Data section =
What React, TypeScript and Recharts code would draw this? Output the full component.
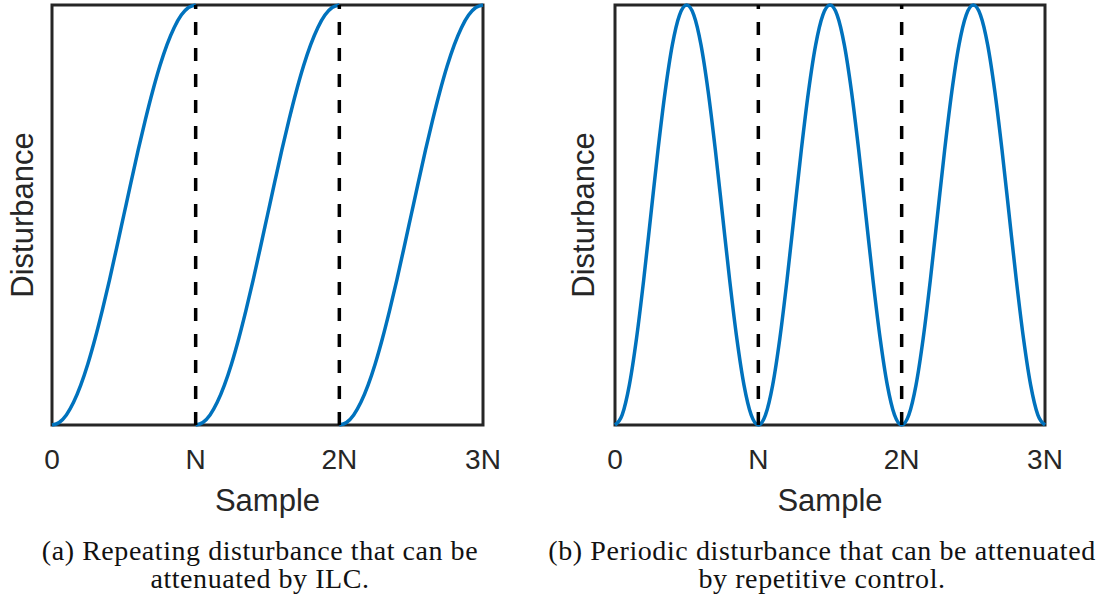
import React from "react";
import { LineChart, Line, XAxis, YAxis, ReferenceLine, ReferenceArea } from "recharts";

// Sample axis: N = 20 sample steps, three periods
const tickValues = [0, 20, 40, 60];
const tickLabels = ["0", "N", "2N", "3N"];
const periodBoundaries = [20, 40];

// (a) Repeating disturbance: one ramp per period, restarting at 0
const ilcCycle1 = [0, 0.006, 0.024, 0.054, 0.095, 0.146, 0.206, 0.273, 0.345, 0.422, 0.5, 0.578, 0.655, 0.727, 0.794, 0.854, 0.905, 0.946, 0.976, 0.994, 1];
const ilcCycle2 = [0, 0.006, 0.024, 0.054, 0.095, 0.146, 0.206, 0.273, 0.345, 0.422, 0.5, 0.578, 0.655, 0.727, 0.794, 0.854, 0.905, 0.946, 0.976, 0.994, 1];
const ilcCycle3 = [0, 0.006, 0.024, 0.054, 0.095, 0.146, 0.206, 0.273, 0.345, 0.422, 0.5, 0.578, 0.655, 0.727, 0.794, 0.854, 0.905, 0.946, 0.976, 0.994, 1];

// (b) Periodic disturbance
const rcValues = [
  0, 0.024, 0.095, 0.206, 0.345, 0.5, 0.655, 0.794, 0.905, 0.976, 1, 0.976, 0.905, 0.794, 0.655, 0.5, 0.345, 0.206, 0.095, 0.024,
  0, 0.024, 0.095, 0.206, 0.345, 0.5, 0.655, 0.794, 0.905, 0.976, 1, 0.976, 0.905, 0.794, 0.655, 0.5, 0.345, 0.206, 0.095, 0.024,
  0, 0.024, 0.095, 0.206, 0.345, 0.5, 0.655, 0.794, 0.905, 0.976, 1, 0.976, 0.905, 0.794, 0.655, 0.5, 0.345, 0.206, 0.095, 0.024,
  0,
];

const captionA = ["(a) Repeating disturbance that can be", "attenuated by ILC."];
const captionB = ["(b) Periodic disturbance that can be attenuated", "by repetitive control."];

const ilcData = rcValues.map((_, i) => ({
  x: i,
  c1: i <= 20 ? ilcCycle1[i] : null,
  c2: i >= 20 && i <= 40 ? ilcCycle2[i - 20] : null,
  c3: i >= 40 ? ilcCycle3[i - 40] : null,
}));
const rcData = rcValues.map((v, i) => ({ x: i, y: v }));

const BLUE = "#0072BD";
const AX = "#262626";
const SANS = "'Liberation Sans', Arial, Helvetica, sans-serif";
const SERIF = "'Liberation Serif', 'Times New Roman', serif";

const fmt = (v: number) => tickLabels[tickValues.indexOf(v)] ?? "";

function YLabel(props: any) {
  const vb = props.viewBox || {};
  const x = vb.x + props.cx;
  const y = vb.y + vb.height / 2;
  return (
    <text
      x={x}
      y={y}
      transform={`rotate(-90, ${x}, ${y})`}
      textAnchor="middle"
      dominantBaseline="central"
      fontFamily={SANS}
      fontSize={31}
      fill={AX}
    >
      Disturbance
    </text>
  );
}

function Panel({ data, keys, yAxisWidth, marginRight, labelCx }: any) {
  return (
    <LineChart
      width={552}
      height={530}
      data={data}
      margin={{ top: 5, right: marginRight, bottom: 5, left: 0 }}
    >
      <XAxis
        dataKey="x"
        type="number"
        domain={[0, 60]}
        ticks={tickValues}
        tickFormatter={fmt}
        axisLine={false}
        tickLine={false}
        tickSize={6}
        tickMargin={18}
        height={100}
        interval={0}
        tick={{ fontFamily: SANS, fontSize: 28, fill: AX }}
        label={{
          value: "Sample",
          position: "insideTop",
          offset: 64,
          style: { fontFamily: SANS, fontSize: 31, fill: AX },
        }}
      />
      <YAxis
        type="number"
        domain={[0, 1]}
        width={yAxisWidth}
        tick={false}
        axisLine={false}
        tickLine={false}
        label={<YLabel cx={labelCx} />}
      />
      <ReferenceArea
        x1={0}
        x2={60}
        y1={0}
        y2={1}
        fill="none"
        fillOpacity={0}
        stroke={AX}
        strokeWidth={3}
        ifOverflow="visible"
      />
      {keys.map((k: string) => (
        <Line
          key={k}
          dataKey={k}
          type="monotone"
          stroke={BLUE}
          strokeWidth={3.5}
          dot={false}
          activeDot={false}
          connectNulls={false}
          isAnimationActive={false}
        />
      ))}
      {periodBoundaries.map((b) => (
        <ReferenceLine
          key={b}
          x={b}
          stroke="#000"
          strokeWidth={3.5}
          strokeDasharray="13 13"
          ifOverflow="visible"
        />
      ))}
    </LineChart>
  );
}

function Caption({ lines, center, spacing }: { lines: string[]; center: number; spacing: number }) {
  return (
    <div
      style={{
        position: "absolute",
        left: center - 320,
        width: 640,
        top: 537,
        textAlign: "center",
        fontFamily: SERIF,
        fontSize: 28,
        lineHeight: "28px",
        letterSpacing: spacing,
        color: "#111",
        whiteSpace: "nowrap",
      }}
    >
      {lines.map((l, i) => (
        <div key={i}>{l}</div>
      ))}
    </div>
  );
}

export default function App() {
  return (
    <div
      style={{
        position: "absolute",
        left: 0,
        top: 0,
        width: 1104,
        height: 601,
        background: "#fff",
        overflow: "hidden",
      }}
    >
      <div style={{ position: "absolute", left: 0, top: 0 }}>
        <Panel data={ilcData} keys={["c1", "c2", "c3"]} yAxisWidth={52} marginRight={69} labelCx={22} />
      </div>
      <div style={{ position: "absolute", left: 552, top: 0 }}>
        <Panel data={rcData} keys={["y"]} yAxisWidth={63} marginRight={59} labelCx={31} />
      </div>
      <Caption lines={captionA} center={260} spacing={0.55} />
      <Caption lines={captionB} center={822} spacing={0.6} />
    </div>
  );
}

Given request =
Starting at the top of the listing above, please restate word for word each line up to and including the one that holds "const periodBoundaries = [20, 40];", omitting every image.

Output below =
What React, TypeScript and Recharts code would draw this? Output the full component.
import React from "react";
import { LineChart, Line, XAxis, YAxis, ReferenceLine, ReferenceArea } from "recharts";

// Sample axis: N = 20 sample steps, three periods
const tickValues = [0, 20, 40, 60];
const tickLabels = ["0", "N", "2N", "3N"];
const periodBoundaries = [20, 40];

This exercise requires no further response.